---------- Dataset entries
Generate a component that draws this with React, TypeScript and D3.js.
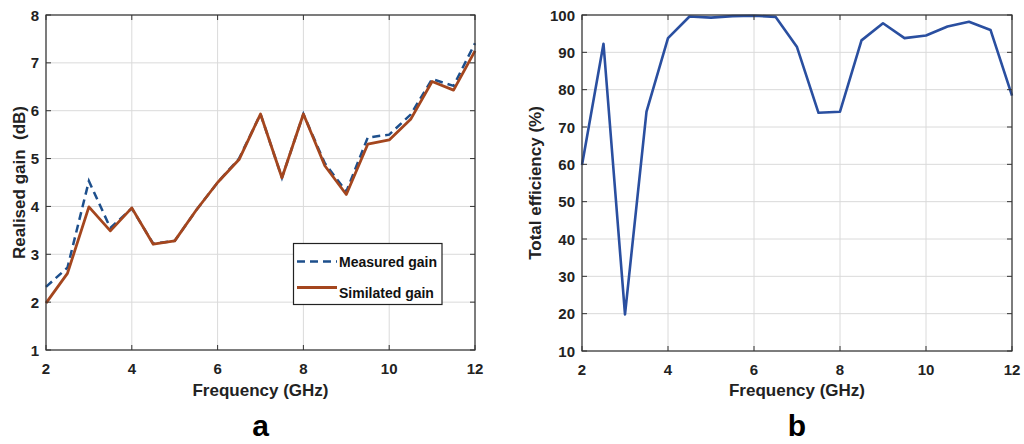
import React from "react";
import * as d3 from "d3";

const freq = [2, 2.5, 3, 3.5, 4, 4.5, 5, 5.5, 6, 6.5, 7, 7.5, 8, 8.5, 9, 9.5, 10, 10.5, 11, 11.5, 12];
const measuredGain = [2.32, 2.72, 4.53, 3.55, 3.96, 3.22, 3.28, 3.92, 4.5, 5.0, 5.93, 4.6, 5.93, 4.9, 4.31, 5.44, 5.5, 5.92, 6.66, 6.52, 7.41];
const simulatedGain = [1.98, 2.6, 3.99, 3.49, 3.97, 3.21, 3.28, 3.92, 4.5, 4.98, 5.93, 4.6, 5.93, 4.85, 4.25, 5.3, 5.39, 5.82, 6.61, 6.43, 7.25];
const efficiency = [59.8, 92.3, 19.8, 74.1, 93.8, 99.6, 99.3, 99.7, 99.8, 99.5, 91.4, 73.8, 74.1, 93.2, 97.8, 93.8, 94.5, 96.9, 98.2, 96.0, 78.4];

const xTicks = [2, 4, 6, 8, 10, 12];
const gainTicks = [1, 2, 3, 4, 5, 6, 7, 8];
const effTicks = [10, 20, 30, 40, 50, 60, 70, 80, 90, 100];

const FONT = "'Liberation Sans', Arial, sans-serif";
const GRID = "#dadada";
const AXIS = "#333333";
const SIM = "#A4461E";
const MEAS = "#1D4F8C";
const EFF = "#2A4FA0";

type PanelProps = {
  left: number; right: number; top: number; bottom: number;
  yDomain: [number, number]; yTicks: number[]; yLabel: string; yLabelX: number;
  letter: string; children: (x: d3.ScaleLinear<number, number>, y: d3.ScaleLinear<number, number>) => React.ReactNode;
};

function Panel(p: PanelProps) {
  const x = d3.scaleLinear().domain([2, 12]).range([p.left, p.right]);
  const y = d3.scaleLinear().domain(p.yDomain).range([p.bottom, p.top]);
  const cx = (p.left + p.right) / 2;
  const cy = (p.top + p.bottom) / 2;
  const tl = 5;
  return (
    <g>
      {xTicks.map((t) => (
        <line key={"gx" + t} x1={x(t)} x2={x(t)} y1={p.top} y2={p.bottom} stroke={GRID} strokeWidth={1} />
      ))}
      {p.yTicks.map((t) => (
        <line key={"gy" + t} x1={p.left} x2={p.right} y1={y(t)} y2={y(t)} stroke={GRID} strokeWidth={1} />
      ))}
      {p.children(x, y)}
      <rect x={p.left} y={p.top} width={p.right - p.left} height={p.bottom - p.top} fill="none" stroke={AXIS} strokeWidth={1.2} />
      {xTicks.map((t) => (
        <g key={"tx" + t}>
          <line x1={x(t)} x2={x(t)} y1={p.bottom} y2={p.bottom - tl} stroke={AXIS} />
          <line x1={x(t)} x2={x(t)} y1={p.top} y2={p.top + tl} stroke={AXIS} />
          <text x={x(t)} y={p.bottom + 24} textAnchor="middle" fontFamily={FONT} fontWeight="bold" fontSize={15} fill="#222">{t}</text>
        </g>
      ))}
      {p.yTicks.map((t) => (
        <g key={"ty" + t}>
          <line x1={p.left} x2={p.left + tl} y1={y(t)} y2={y(t)} stroke={AXIS} />
          <line x1={p.right} x2={p.right - tl} y1={y(t)} y2={y(t)} stroke={AXIS} />
          <text x={p.left - 7} y={y(t) + 5.5} textAnchor="end" fontFamily={FONT} fontWeight="bold" fontSize={15} fill="#222">{t}</text>
        </g>
      ))}
      <text x={cx} y={396} textAnchor="middle" fontFamily={FONT} fontWeight="bold" fontSize={17} fill="#222">Frequency (GHz)</text>
      <text transform={`translate(${p.yLabelX},${cy}) rotate(-90)`} textAnchor="middle" fontFamily={FONT} fontWeight="bold" fontSize={17} fill="#222" style={{ whiteSpace: "pre" }}>{p.yLabel}</text>
      <text x={cx} y={436} textAnchor="middle" fontFamily={FONT} fontWeight="bold" fontSize={30} fill="#000">{p.letter}</text>
    </g>
  );
}

export default function App() {
  return (
    <svg width={1024} height={444} style={{ position: "absolute", left: 0, top: 0, background: "#fff" }}>
      <Panel left={46} right={475} top={15} bottom={350} yDomain={[1, 8]} yTicks={gainTicks} yLabel={"Realised gain\u00a0\u00a0(dB)"} yLabelX={25} letter="a">
        {(x, y) => {
          const line = (vals: number[]) => d3.line<number>().x((_, i) => x(freq[i])).y((v) => y(v))(vals) || "";
          return (
            <g>
              <path d={line(measuredGain)} fill="none" stroke={MEAS} strokeWidth={2.5} strokeDasharray="8,5" />
              <path d={line(simulatedGain)} fill="none" stroke={SIM} strokeWidth={2.8} strokeLinejoin="round" />
              <rect x={293.5} y={243.5} width={148.5} height={61} fill="#fff" stroke="#222" strokeWidth={1.2} />
              <line x1={297} x2={337} y1={261.5} y2={261.5} stroke={MEAS} strokeWidth={2.5} strokeDasharray="8,5" />
              <line x1={297} x2={337} y1={287.5} y2={287.5} stroke={SIM} strokeWidth={2.8} />
              <text x={339} y={266.5} fontFamily={FONT} fontWeight="bold" fontSize={14} fill="#111">Measured gain</text>
              <text x={339} y={297.5} fontFamily={FONT} fontWeight="bold" fontSize={14} fill="#111">Similated gain</text>
            </g>
          );
        }}
      </Panel>
      <Panel left={582} right={1012} top={15} bottom={351} yDomain={[10, 100]} yTicks={effTicks} yLabel="Total efficiency (%)" yLabelX={541} letter="b">
        {(x, y) => {
          const path = d3.line<number>().x((_, i) => x(freq[i])).y((v) => y(v))(efficiency) || "";
          return <path d={path} fill="none" stroke={EFF} strokeWidth={2.6} strokeLinejoin="round" />;
        }}
      </Panel>
    </svg>
  );
}
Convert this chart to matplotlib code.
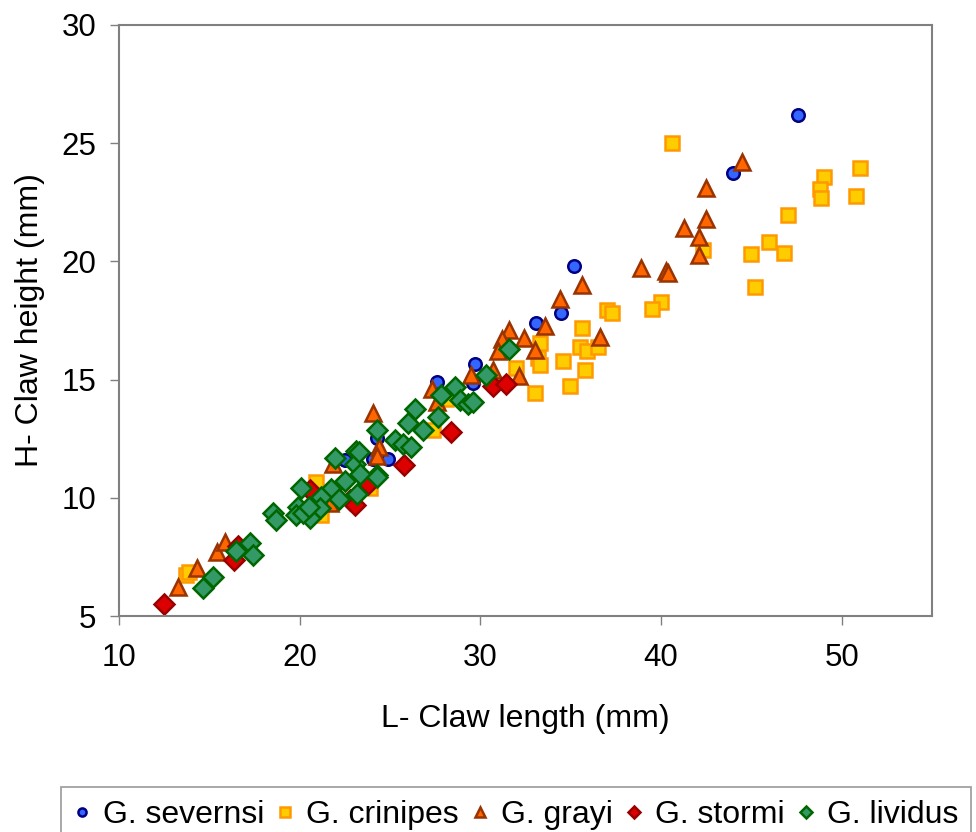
import matplotlib
matplotlib.use('Agg')
import matplotlib.pyplot as plt

plt.rcParams['font.family'] = ['Liberation Sans', 'DejaVu Sans']

# G. severnsi
sev_x = [47.6, 44.0, 35.2, 34.45, 33.1, 29.7, 29.6, 27.6, 24.3, 24.05, 24.9, 22.5]
sev_y = [26.2, 23.76, 19.8, 17.8, 17.4, 15.64, 14.85, 14.9, 12.53, 11.66, 11.66, 11.59]

# G. crinipes
cri_x = [40.6, 51.0, 49.0, 48.8, 48.85, 50.8, 47.05, 46.0, 45.0, 46.8, 42.3, 45.2,
         40.0, 39.5, 37.0, 37.3, 35.6, 33.3, 33.2, 33.3, 35.5, 35.9, 36.5, 34.6,
         35.8, 34.95, 33.0, 32.0, 28.1, 27.4, 23.9, 20.9, 21.2, 13.7, 13.9]
cri_y = [25.0, 23.95, 23.55, 23.06, 22.7, 22.75, 21.96, 20.8, 20.3, 20.35, 20.5, 18.9,
         18.3, 18.0, 17.96, 17.8, 17.2, 16.56, 15.9, 15.6, 16.4, 16.2, 16.4, 15.8,
         15.4, 14.73, 14.45, 15.47, 14.2, 12.86, 10.43, 10.67, 9.27, 6.73, 6.87]

# G. grayi
gra_x = [44.5, 42.5, 42.5, 41.3, 42.1, 42.1, 38.9, 40.3, 40.4, 35.6, 34.4, 33.6,
         31.6, 32.4, 31.2, 31.0, 33.0, 36.6, 32.15, 30.7, 29.5, 27.3, 27.6, 24.05,
         24.4, 24.3, 21.85, 21.7, 15.4, 15.84, 14.3, 13.26]
gra_y = [24.2, 23.1, 21.8, 21.4, 21.05, 20.25, 19.7, 19.6, 19.5, 19.0, 18.4, 17.26,
         17.1, 16.75, 16.7, 16.2, 16.26, 16.8, 15.16, 15.4, 15.2, 14.6, 14.05, 13.6,
         12.15, 11.76, 11.45, 9.76, 7.72, 8.15, 7.04, 6.24]

# G. stormi
sto_x = [12.5, 16.35, 16.6, 20.55, 22.76, 23.04, 23.8, 25.76, 28.4, 30.7, 31.4]
sto_y = [5.49, 7.39, 7.95, 10.32, 9.9, 9.69, 10.6, 11.38, 12.8, 14.75, 14.8]

# G. lividus
liv_x = [31.6, 30.3, 28.6, 27.8, 28.9, 29.3, 29.6, 26.4, 27.66, 26.0, 26.85, 24.27,
         25.25, 25.7, 26.17, 24.3, 21.95, 23.1, 23.04, 23.35, 24.27, 22.5, 23.2, 21.75,
         22.2, 21.2, 20.1, 21.1, 20.55, 19.9, 19.8, 20.2, 20.5, 18.5, 18.7, 17.24,
         17.4, 16.46, 14.66, 15.2, 23.3]
liv_y = [16.3, 15.2, 14.7, 14.35, 14.15, 13.98, 14.05, 13.77, 13.4, 13.16, 12.86, 12.88,
         12.46, 12.29, 12.15, 10.95, 11.7, 11.98, 11.42, 11.0, 10.86, 10.7, 10.18, 10.39,
         9.97, 10.04, 10.43, 9.55, 9.13, 9.6, 9.27, 9.34, 9.6, 9.37, 9.05, 8.1,
         7.58, 7.76, 6.17, 6.66, 11.94]

fig = plt.figure(figsize=(9.76, 8.32), dpi=100)
ax = fig.add_axes([119/976, 1-616/832, (932-119)/976, (616-25)/832])

ax.plot(sev_x, sev_y, 'o', ms=9, mfc='#3366FF', mec='#000080', mew=1.8, label='G. severnsi')
ax.plot(cri_x, cri_y, 's', ms=10.5, mfc='#FFCC00', mec='#FF9900', mew=1.8, label='G. crinipes')
ax.plot(gra_x, gra_y, '^', ms=11, mfc='#FF6600', mec='#993300', mew=1.8, label='G. grayi')
ax.plot(sto_x, sto_y, 'D', ms=10, mfc='#DD0000', mec='#990000', mew=1.8, label='G. stormi')
ax.plot(liv_x, liv_y, 'D', ms=10, mfc='#339966', mec='#006600', mew=1.8, label='G. lividus')

ax.set_xlim(10, 55)
ax.set_ylim(5, 30)
ax.set_xticks([10, 20, 30, 40, 50])
ax.set_yticks([5, 10, 15, 20, 25, 30])
for s in ax.spines.values():
    s.set_color('#808080')
    s.set_linewidth(1.5)
ax.tick_params(direction='out', length=6.5, width=1, color='#808080', labelsize=22.5)
ax.tick_params(axis='x', pad=13)
ax.tick_params(axis='y', pad=10)
ax.set_xlabel('L- Claw length (mm)', fontsize=23, labelpad=22)
ax.set_ylabel('H- Claw height (mm)', fontsize=23, labelpad=12)

leg = fig.legend(loc='upper left', bbox_to_anchor=(61/976, 1-787/832), ncol=5,
                 fontsize=23, frameon=True, fancybox=False, edgecolor='#808080',
                 markerscale=0.65, handlelength=0.5, handletextpad=0.4,
                 columnspacing=0.42, borderpad=0.4, borderaxespad=0)
leg.get_frame().set_linewidth(1.2)

fig.savefig('out.png', dpi=100)
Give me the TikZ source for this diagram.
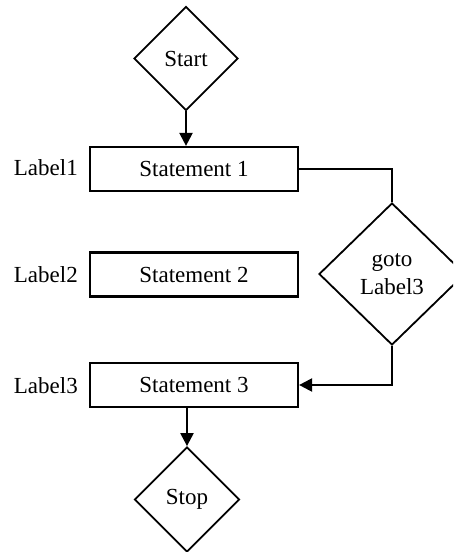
\documentclass[tikz,border=0pt]{standalone}
\usepackage{fontspec}
\setmainfont{Liberation Serif}
\usetikzlibrary{shapes.geometric,arrows.meta}
\begin{document}
\begin{tikzpicture}[x=1pt,y=-1pt,
  txt/.style={font=\fontsize{23}{28.5}\selectfont},
  stmt/.style={txt,draw,line width=2.2pt,rectangle,minimum width=208pt,minimum height=44pt,inner sep=0pt},
  dia/.style={txt,draw,line width=1.8pt,diamond,inner sep=0pt,align=center},
  lbl/.style={txt,anchor=east,inner sep=0pt},
  conn/.style={line width=2.2pt},
  arr/.style={conn,-{Triangle[length=13pt,width=13pt]}}]
\useasboundingbox (0,0) rectangle (453,552);
\clip (0,0) rectangle (453,552);
\node[dia,minimum width=104pt,minimum height=104pt] (start) at (186,58.5) {Start};
\node[stmt] (s1) at (194,169) {Statement 1};
\node[stmt] (s2) at (194,274.5) {Statement 2};
\node[stmt] (s3) at (194,385) {Statement 3};
\node[dia,minimum width=146pt,minimum height=142pt] (goto) at (392,274) {goto\\Label3};
\node[dia,minimum width=105pt,minimum height=105pt] (stop) at (187,499.5) {Stop};
\node[lbl] (l1) at (78,168) {Label1};
\node[lbl] (l2) at (78,275) {Label2};
\node[lbl] (l3) at (78,386) {Label3};
\draw[arr] (start.south) -- (start.south |- s1.north);
\draw[conn] (s1.east) -| (goto.north);
\draw[arr] (goto.south) |- (s3.east);
\draw[arr] (stop.north |- s3.south) -- (stop.north);
\end{tikzpicture}
\end{document}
--------------------
### The task
Take out nothing but the lines from the one containing "Convert this chart to matplotlib code." to the one containing "12.8, 14.75, 14.8]", inclusive, retyped exactly. Drop the pictures.

### Task result
Convert this chart to matplotlib code.
import matplotlib
matplotlib.use('Agg')
import matplotlib.pyplot as plt

plt.rcParams['font.family'] = ['Liberation Sans', 'DejaVu Sans']

# G. severnsi
sev_x = [47.6, 44.0, 35.2, 34.45, 33.1, 29.7, 29.6, 27.6, 24.3, 24.05, 24.9, 22.5]
sev_y = [26.2, 23.76, 19.8, 17.8, 17.4, 15.64, 14.85, 14.9, 12.53, 11.66, 11.66, 11.59]

# G. crinipes
cri_x = [40.6, 51.0, 49.0, 48.8, 48.85, 50.8, 47.05, 46.0, 45.0, 46.8, 42.3, 45.2,
         40.0, 39.5, 37.0, 37.3, 35.6, 33.3, 33.2, 33.3, 35.5, 35.9, 36.5, 34.6,
         35.8, 34.95, 33.0, 32.0, 28.1, 27.4, 23.9, 20.9, 21.2, 13.7, 13.9]
cri_y = [25.0, 23.95, 23.55, 23.06, 22.7, 22.75, 21.96, 20.8, 20.3, 20.35, 20.5, 18.9,
         18.3, 18.0, 17.96, 17.8, 17.2, 16.56, 15.9, 15.6, 16.4, 16.2, 16.4, 15.8,
         15.4, 14.73, 14.45, 15.47, 14.2, 12.86, 10.43, 10.67, 9.27, 6.73, 6.87]

# G. grayi
gra_x = [44.5, 42.5, 42.5, 41.3, 42.1, 42.1, 38.9, 40.3, 40.4, 35.6, 34.4, 33.6,
         31.6, 32.4, 31.2, 31.0, 33.0, 36.6, 32.15, 30.7, 29.5, 27.3, 27.6, 24.05,
         24.4, 24.3, 21.85, 21.7, 15.4, 15.84, 14.3, 13.26]
gra_y = [24.2, 23.1, 21.8, 21.4, 21.05, 20.25, 19.7, 19.6, 19.5, 19.0, 18.4, 17.26,
         17.1, 16.75, 16.7, 16.2, 16.26, 16.8, 15.16, 15.4, 15.2, 14.6, 14.05, 13.6,
         12.15, 11.76, 11.45, 9.76, 7.72, 8.15, 7.04, 6.24]

# G. stormi
sto_x = [12.5, 16.35, 16.6, 20.55, 22.76, 23.04, 23.8, 25.76, 28.4, 30.7, 31.4]
sto_y = [5.49, 7.39, 7.95, 10.32, 9.9, 9.69, 10.6, 11.38, 12.8, 14.75, 14.8]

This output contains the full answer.